Incident response quality depends on whether operators can quickly find trustworthy instructions. In fast-moving environments, wiki pages and chat snippets drift. A practical 2026 pattern is Git-tracked runbooks and architecture decisions in Markdown with mandatory review cadence.

# runbooks/control-plane-access.md

## Scope
Applies to all production admin sessions.

## Preconditions
- Change ticket linked
- MFA challenge completed
- Session role: `ops-jit-admin`

## Allowed actions
- Restart service
- Read logs
- Scale replicas

## Forbidden actions
- Direct DB data export
- IAM policy edits without second approver

## Rollback
If suspicious auth appears:
1. Revoke all active admin sessions
2. Rotate session issuer keys
3. Enable strict geofence policy
4. Open incident SEV2

Plain text has survived decades for a reason. It is reviewable, searchable, and resilient to platform churn.

Design principle 5: Instrument architecture for suspicious control behavior, not just app errors

Many teams monitor API latency in detail but only lightly monitor admin actions. Flip that. Control-plane anomalies should be first-class signals:

Failed MFA bursts by source network.
Privilege escalation attempts outside change windows.
New remote admin endpoint exposures.
Session duration anomalies and unusual command sequences.

You want to detect “strange admin behavior” before it becomes data-plane impact.

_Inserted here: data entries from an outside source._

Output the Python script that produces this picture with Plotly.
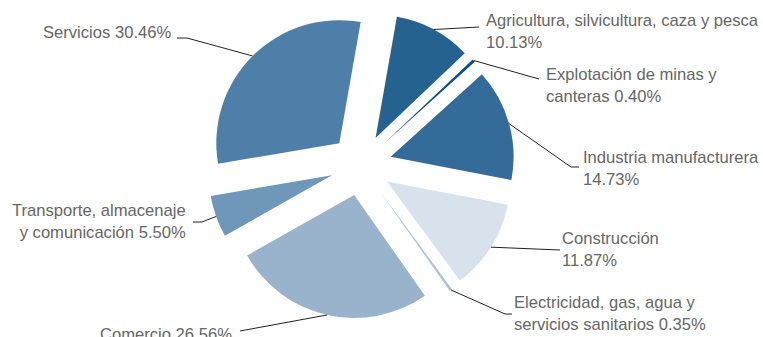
import math
import plotly.graph_objects as go

sectores = ["Agricultura, silvicultura, caza y pesca", "Explotación de minas y<br>canteras",
            "Industria manufacturera", "Construcción", "Electricidad, gas, agua y<br>servicios sanitarios",
            "Comercio", "Transporte, almacenaje<br>y comunicación", "Servicios"]
porcentajes = [10.13, 0.40, 14.73, 11.87, 0.35, 26.56, 5.50, 30.46]
colores = ["#26628f", "#0b4c86", "#346b98", "#d8e2ec", "#a9c3d9", "#98b3cb", "#6f97b9", "#4d7fa8"]
# label text: sector + "<br>" or " " before the percentage
separador = ["<br>", " ", "<br>", "<br>", " ", " ", " ", " "]

W, H = 763, 337
CX, CY, R = 361, 165, 123    # pie centre / radius in px
PULL = 0.25
ROT = 10

# label layout (px): side, text x, text y (block centre), elbow point
lado = ["left", "left", "left", "left", "left", "right", "right", "right"]
txt_x = [484, 544, 581, 560, 512, 234, 188, 173]
txt_y = [32, 86, 168, 249, 313, 334, 221, 33]
codo = [(479, 27), (539, 79), (571, 167), (560, 250), (505, 314), (240, 331), (202, 222), (187, 38)]
fin_x = [479, 539, 579, 560, 512, 240, 193, 177]


def px(x):
    return x / W


def py(y):
    return 1 - y / H


fig = go.Figure()
fig.add_trace(go.Pie(labels=[s.replace("<br>", " ") for s in sectores], values=porcentajes,
                     marker=dict(colors=colores, line=dict(width=0)),
                     sort=False, direction="clockwise", rotation=ROT, pull=PULL,
                     textinfo="none", hoverinfo="label+percent", showlegend=False,
                     domain=dict(x=[0, 2 * CX / W],
                                 y=[py(CY + R * (1 + PULL)), py(CY - R * (1 + PULL))])))

total = sum(porcentajes)
acum = 0
annotations = []
shapes = []
for i, v in enumerate(porcentajes):
    mid = math.radians(ROT + (acum + v / 2) / total * 360)
    acum += v
    d = R * PULL
    x0 = CX + (R + d) * math.sin(mid)
    y0 = CY - (R + d) * math.cos(mid)
    ex, ey = codo[i]
    path = "M {},{} L {},{} L {},{}".format(px(x0), py(y0), px(ex), py(ey), px(fin_x[i]), py(ey))
    shapes.append(dict(type="path", xref="paper", yref="paper", path=path,
                       line=dict(color="#222222", width=1)))
    annotations.append(dict(x=px(txt_x[i]), y=py(txt_y[i]), xref="paper", yref="paper",
                            text=sectores[i] + separador[i] + "{:.2f}%".format(v),
                            showarrow=False, xanchor=lado[i], yanchor="middle", align=lado[i],
                            font=dict(family="Liberation Sans, Arial, sans-serif", size=16.6, color="#666666")))

fig.update_layout(width=W, height=H, margin=dict(l=0, r=0, t=0, b=0),
                  paper_bgcolor="white", plot_bgcolor="white",
                  annotations=annotations, shapes=shapes)
# drop the browser's default body margin so the figure fills the window
fig.write_html("out.html", config={"displayModeBar": False},
               post_script="document.body.style.margin = '0';")
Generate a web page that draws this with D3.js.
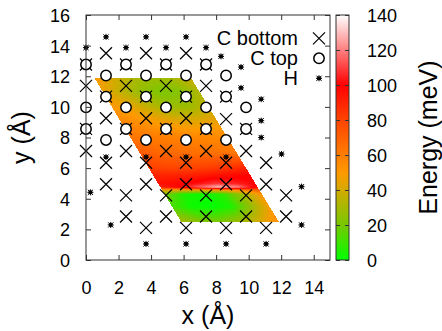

A rollout approach that works for mid-sized teams

Weeks 1 to 2: map and classify

Inventory all admin paths: cloud consoles, bastions, web RDP/SSH tools, CI deploy identities, and emergency access channels. Most teams discover more paths than expected.

Weeks 3 to 4: enforce access boundaries

Implement short session TTLs, task-scoped roles, and policy-enforced expiry for temporary gateways.

Weeks 5 to 6: operational hardening

Move runbooks and architecture decisions to Git-tracked plain text with freshness checks and required owners.

Weeks 7 to 8: drills and verification

Run one simulation focused on control-plane abuse, not app outage. Measure time to detect, revoke, and verify containment.

Troubleshooting when control-plane risk appears “suddenly”

Unexpected auth attempts on admin gateway: verify if temporary access policies expired correctly, then revoke active sessions immediately.
Admin actions from unusual geography: enforce conditional access fail-closed mode and require re-attestation.
Runbook confusion during incident: identify stale files and move ambiguous procedures into single authoritative Git path.
Policy drift between cloud accounts: compare IaC desired state vs runtime IAM bindings and reset from source of truth.
No clear blast radius: correlate admin session logs with resource mutation events to bound affected systems quickly.

If root cause is unclear after initial containment, freeze non-essential control-plane changes and prioritize identity hard reset plus log integrity verification.

FAQ

Do we really need separate architecture for control and data planes in smaller teams?

Yes, even if simplified. You can start with separate network segments and distinct identity roles. The separation itself is what reduces risk.

Is browser-based remote admin always a bad idea?

No. It can be safe if treated as sensitive infrastructure with strong authentication, short-lived sessions, strict policy scope, and continuous monitoring.

How often should access runbooks be reviewed?

At least monthly for production systems, and immediately after any incident or major architecture change.

What is the single most useful metric for control-plane safety?

Time to revoke and verify all privileged sessions during a suspected compromise scenario. It reflects both architecture and operational readiness.

Can plain-text runbooks keep up with rapid change?

Yes, if they are in version control with required owners, review deadlines, and CI checks for stale metadata.

Actionable takeaways for your next sprint

Map every administrative access path and classify each as data-plane or control-plane traffic.
Replace standing admin credentials with short-lived, ticket-bound sessions and strict privilege scope.
Move critical access runbooks to Git-tracked plain text and enforce freshness checks in CI.
Run one control-plane abuse drill focused on session revocation speed and containment proof.